- PROBLEM TO WORK ON
Each line below should be retyped exactly, with no pictures.

---------- MATERIAL

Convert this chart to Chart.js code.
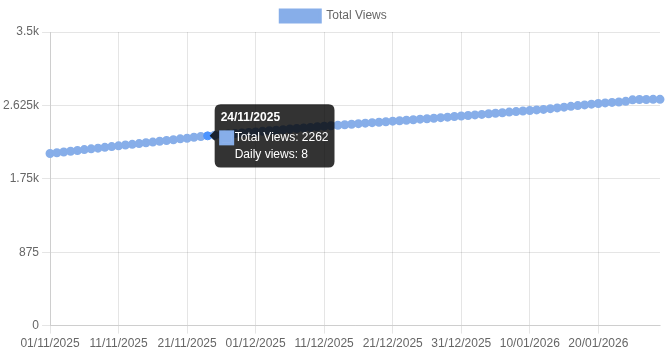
<!DOCTYPE html>
<html>
<head>
<meta charset="utf-8">
<script src="https://cdn.jsdelivr.net/npm/chart.js@4.4.0/dist/chart.umd.min.js"></script>
<style>
  html, body { margin: 0; padding: 0; background: #fff; }
  #wrap { width: 667px; height: 354px; }
</style>
</head>
<body>
<div id="wrap"><canvas id="viewsChart"></canvas></div>
<script>
// days shown on the x axis
var dayLabels = [
    '01/11/2025', '02/11/2025', '03/11/2025', '04/11/2025', '05/11/2025', '06/11/2025', '07/11/2025', '08/11/2025', '09/11/2025', '10/11/2025',
    '11/11/2025', '12/11/2025', '13/11/2025', '14/11/2025', '15/11/2025', '16/11/2025', '17/11/2025', '18/11/2025', '19/11/2025', '20/11/2025',
    '21/11/2025', '22/11/2025', '23/11/2025', '24/11/2025', '25/11/2025', '26/11/2025', '27/11/2025', '28/11/2025', '29/11/2025', '30/11/2025',
    '01/12/2025', '02/12/2025', '03/12/2025', '04/12/2025', '05/12/2025', '06/12/2025', '07/12/2025', '08/12/2025', '09/12/2025', '10/12/2025',
    '11/12/2025', '12/12/2025', '13/12/2025', '14/12/2025', '15/12/2025', '16/12/2025', '17/12/2025', '18/12/2025', '19/12/2025', '20/12/2025',
    '21/12/2025', '22/12/2025', '23/12/2025', '24/12/2025', '25/12/2025', '26/12/2025', '27/12/2025', '28/12/2025', '29/12/2025', '30/12/2025',
    '31/12/2025', '01/01/2026', '02/01/2026', '03/01/2026', '04/01/2026', '05/01/2026', '06/01/2026', '07/01/2026', '08/01/2026', '09/01/2026',
    '10/01/2026', '11/01/2026', '12/01/2026', '13/01/2026', '14/01/2026', '15/01/2026', '16/01/2026', '17/01/2026', '18/01/2026', '19/01/2026',
    '20/01/2026', '21/01/2026', '22/01/2026', '23/01/2026', '24/01/2026', '25/01/2026', '26/01/2026', '27/01/2026', '28/01/2026', '29/01/2026'
];

// cumulative views per day
var totalViews = [
    2051, 2060, 2070, 2078, 2087, 2098, 2107, 2115, 2125, 2134,
    2143, 2153, 2161, 2170, 2180, 2188, 2198, 2207, 2216, 2226,
    2234, 2245, 2254, 2262, 2269, 2275, 2283, 2290, 2296, 2303,
    2308, 2316, 2323, 2329, 2336, 2343, 2349, 2357, 2363, 2370,
    2377, 2383, 2389, 2395, 2400, 2407, 2413, 2419, 2424, 2430,
    2437, 2442, 2448, 2454, 2461, 2466, 2472, 2479, 2485, 2492,
    2498, 2505, 2512, 2518, 2525, 2531, 2538, 2545, 2551, 2558,
    2564, 2571, 2577, 2586, 2595, 2604, 2614, 2623, 2631, 2640,
    2648, 2655, 2661, 2666, 2673, 2691, 2695, 2696, 2697, 2697
];

// y axis: 0 .. 3.5k in steps of 875
var yMax = 3500;
var yStep = 875;
var hoverIndex = 23;   // 24/11/2025, tooltip open in the picture

var ctx = document.getElementById('viewsChart').getContext('2d');

var viewsChart = new Chart(ctx, {
    type: 'line',
    data: {
        labels: dayLabels,
        datasets: [
            {
                label: 'Total Views',
                data: totalViews,
                borderColor: '#87aee9',
                backgroundColor: '#87aee9',
                borderWidth: 3,
                fill: false
            }
        ]
    },
    options: {
        responsive: true,
        maintainAspectRatio: false,
        animation: false,
        plugins: {
            legend: { display: true },
            tooltip: {
                callbacks: {
                    title: function (items) { return items[0].label; },
                    label: function (item) { return 'Total Views: ' + item.parsed.y; },
                    afterLabel: function (item) {
                        var i = item.dataIndex;
                        var daily = i > 0 ? totalViews[i] - totalViews[i - 1] : 0;
                        return 'Daily views: ' + daily;
                    }
                }
            }
        },
        scales: {
            x: {
                // one label every 10 days
                ticks: { maxRotation: 0, autoSkip: true, maxTicksLimit: 9 }
            },
            y: {
                min: 0,
                max: yMax,
                ticks: {
                    stepSize: yStep,
                    callback: function (v) { return v >= 1000 ? (v / 1000) + 'k' : v; }
                }
            }
        }
    }
});

// open the tooltip on 24/11 like in the screenshot
var pt = viewsChart.getDatasetMeta(0).data[hoverIndex];
viewsChart.setActiveElements([{ datasetIndex: 0, index: hoverIndex }]);
viewsChart.tooltip.setActiveElements([{ datasetIndex: 0, index: hoverIndex }], { x: pt.x, y: pt.y });
viewsChart.update();
</script>
</body>
</html>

--------------------

- IN RESPONSE
Convert this chart to Chart.js code.
<!DOCTYPE html>
<html>
<head>
<meta charset="utf-8">
<script src="https://cdn.jsdelivr.net/npm/chart.js@4.4.0/dist/chart.umd.min.js"></script>
<style>
  html, body { margin: 0; padding: 0; background: #fff; }
  #wrap { width: 667px; height: 354px; }
</style>
</head>
<body>
<div id="wrap"><canvas id="viewsChart"></canvas></div>
<script>
// days shown on the x axis
var dayLabels = [
    '01/11/2025', '02/11/2025', '03/11/2025', '04/11/2025', '05/11/2025', '06/11/2025', '07/11/2025', '08/11/2025', '09/11/2025', '10/11/2025',
    '11/11/2025', '12/11/2025', '13/11/2025', '14/11/2025', '15/11/2025', '16/11/2025', '17/11/2025', '18/11/2025', '19/11/2025', '20/11/2025',
    '21/11/2025', '22/11/2025', '23/11/2025', '24/11/2025', '25/11/2025', '26/11/2025', '27/11/2025', '28/11/2025', '29/11/2025', '30/11/2025',
    '01/12/2025', '02/12/2025', '03/12/2025', '04/12/2025', '05/12/2025', '06/12/2025', '07/12/2025', '08/12/2025', '09/12/2025', '10/12/2025',
    '11/12/2025', '12/12/2025', '13/12/2025', '14/12/2025', '15/12/2025', '16/12/2025', '17/12/2025', '18/12/2025', '19/12/2025', '20/12/2025',
    '21/12/2025', '22/12/2025', '23/12/2025', '24/12/2025', '25/12/2025', '26/12/2025', '27/12/2025', '28/12/2025', '29/12/2025', '30/12/2025',
    '31/12/2025', '01/01/2026', '02/01/2026', '03/01/2026', '04/01/2026', '05/01/2026', '06/01/2026', '07/01/2026', '08/01/2026', '09/01/2026',
    '10/01/2026', '11/01/2026', '12/01/2026', '13/01/2026', '14/01/2026', '15/01/2026', '16/01/2026', '17/01/2026', '18/01/2026', '19/01/2026',
    '20/01/2026', '21/01/2026', '22/01/2026', '23/01/2026', '24/01/2026', '25/01/2026', '26/01/2026', '27/01/2026', '28/01/2026', '29/01/2026'
];

// cumulative views per day
var totalViews = [
    2051, 2060, 2070, 2078, 2087, 2098, 2107, 2115, 2125, 2134,
    2143, 2153, 2161, 2170, 2180, 2188, 2198, 2207, 2216, 2226,
    2234, 2245, 2254, 2262, 2269, 2275, 2283, 2290, 2296, 2303,
    2308, 2316, 2323, 2329, 2336, 2343, 2349, 2357, 2363, 2370,
    2377, 2383, 2389, 2395, 2400, 2407, 2413, 2419, 2424, 2430,
    2437, 2442, 2448, 2454, 2461, 2466, 2472, 2479, 2485, 2492,
    2498, 2505, 2512, 2518, 2525, 2531, 2538, 2545, 2551, 2558,
    2564, 2571, 2577, 2586, 2595, 2604, 2614, 2623, 2631, 2640,
    2648, 2655, 2661, 2666, 2673, 2691, 2695, 2696, 2697, 2697
];

// y axis: 0 .. 3.5k in steps of 875
var yMax = 3500;
var yStep = 875;
var hoverIndex = 23;   // 24/11/2025, tooltip open in the picture

var ctx = document.getElementById('viewsChart').getContext('2d');

var viewsChart = new Chart(ctx, {
    type: 'line',
    data: {
        labels: dayLabels,
        datasets: [
            {
                label: 'Total Views',
                data: totalViews,
                borderColor: '#87aee9',
                backgroundColor: '#87aee9',
                borderWidth: 3,
                fill: false
            }
        ]
    },
    options: {
        responsive: true,
        maintainAspectRatio: false,
        animation: false,
        plugins: {
            legend: { display: true },
            tooltip: {
                callbacks: {
                    title: function (items) { return items[0].label; },
                    label: function (item) { return 'Total Views: ' + item.parsed.y; },
                    afterLabel: function (item) {
                        var i = item.dataIndex;
                        var daily = i > 0 ? totalViews[i] - totalViews[i - 1] : 0;
                        return 'Daily views: ' + daily;
                    }
                }
            }
        },
        scales: {
            x: {
                // one label every 10 days
                ticks: { maxRotation: 0, autoSkip: true, maxTicksLimit: 9 }
            },
            y: {
                min: 0,
                max: yMax,
                ticks: {
                    stepSize: yStep,
                    callback: function (v) { return v >= 1000 ? (v / 1000) + 'k' : v; }
                }
            }
        }
    }
});

// open the tooltip on 24/11 like in the screenshot
var pt = viewsChart.getDatasetMeta(0).data[hoverIndex];
viewsChart.setActiveElements([{ datasetIndex: 0, index: hoverIndex }]);
viewsChart.tooltip.setActiveElements([{ datasetIndex: 0, index: hoverIndex }], { x: pt.x, y: pt.y });
viewsChart.update();
</script>
</body>
</html>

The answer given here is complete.